Needless to say, the logic of fining and/or jailing the homeless foracting as homeless people must, by necessity, to survive, is absurdly inane. 

If, as recent studies have suggested, deliquency is not the leading cause of youth homelessness and instead, it is family conflict, then the logic of the Safe Streets Act strikes me and should strike you as akin to the logic of fining and arresting a stray dog for begging for food. Not only are both parties completely incapable of paying said reparations, they are each about as likely to “reoffend.”

Above all else, the first step towards combatting youth homelessness is eliminating the stigma that surrounds it — along with any notion that homeless youth have themselves to blame, when in truth, all signs point towards larger factors entirely beyond any individual’s control.
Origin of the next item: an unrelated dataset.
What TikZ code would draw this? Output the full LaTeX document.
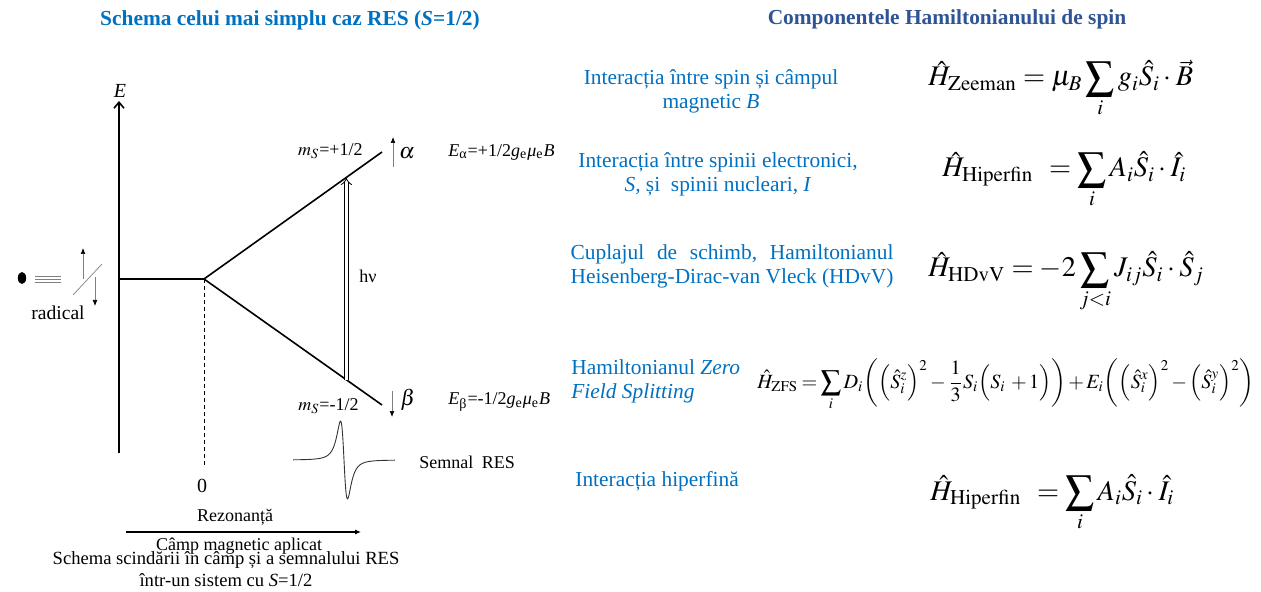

And why, in particular, does youth homelessness matter? 

“A strategy to address youth homelessness will not simply result in fewer people who experience homelessness, but rather, contribute to the longer-term reduction in poverty within the province,” states a 2015 report from York University’s Canadian Observatory on Homelessness.

As students in downtown Toronto, we encounter homeless people on a daily basis. With the rising cost of post-secondary education, many of us do not have the money to spare. Nonetheless, for those that wish to make a difference, however small, there are other ways to help.

At U of T, student clubs like Street Patrol try to do their part. Organized by the Newman Catholic Students Club, Street Patrol is a group that not only delivers packages of sandwiches, clothing, and other supplies to the homeless, but also engages with them in meaningful conversation. Street Patrol’s monthly gatherings welcome newcomers. If you would like to donate or take part, check out the U of T Newman Catholic Student Club on Facebook.

In the city as a whole, not-for-profit organizations like The Trek for Teens Foundation do important work. Founded in 2007 (with help from the Rotary Club of Etobicoke), Trek for Teens raises money and awareness for homeless youth in local communities. To date, it has raised over $66 000 in funds and in-kind donations for local shelters through the efforts of volunteers and participants. Run by youth, Trek for Teens has engaged thousands of young people across Canada.

Alex Wichert (The Mike’s 2015-2016 Sports Editor) serves as Trek for Teens’ Director of Media & Advertising, in addition to being on its Board of Directors. Among other duties, he deals with promotion, branding, and outreach; basically, he manages Trek for Teens’  public presence.

“Youth homelessness is often overlooked or misrepresented in common sentiments because of its stigmatization,” says Wichert. “It [also] affects more people than one might think.” 

According to Wichert, the topic of youth homelessness, compared to “other equally worthy causes,” does not receive nearly as much “attention and effort” as it deserves.

Trek for Teens holds numerous events across the city and on-campus, and is always looking for fresh faces — volunteers and student leaders alike. If you’d like to get involved with Trek for Teens in some capacity, visit trekforteens.com/contact. You can also reach them through their U of T affiliate, student-run Trek for Teens Club.

You can only shove so many people into the closet before the door breaks; making homelessness less visible doesn’t make it go away. Right now, we’ve got a crisis, and Ontario’s hands are dirty. Now there, is a conversation worth having.

In order to approach youth homelessness properly, our understanding of its causes needs to shift. As uncomfortable as it might seem, let’s start a dialogue. At the absolute least, the Safe Streets Act has got to go.

*Statistics drawn from Covenant House Toronto (unless otherwise specified).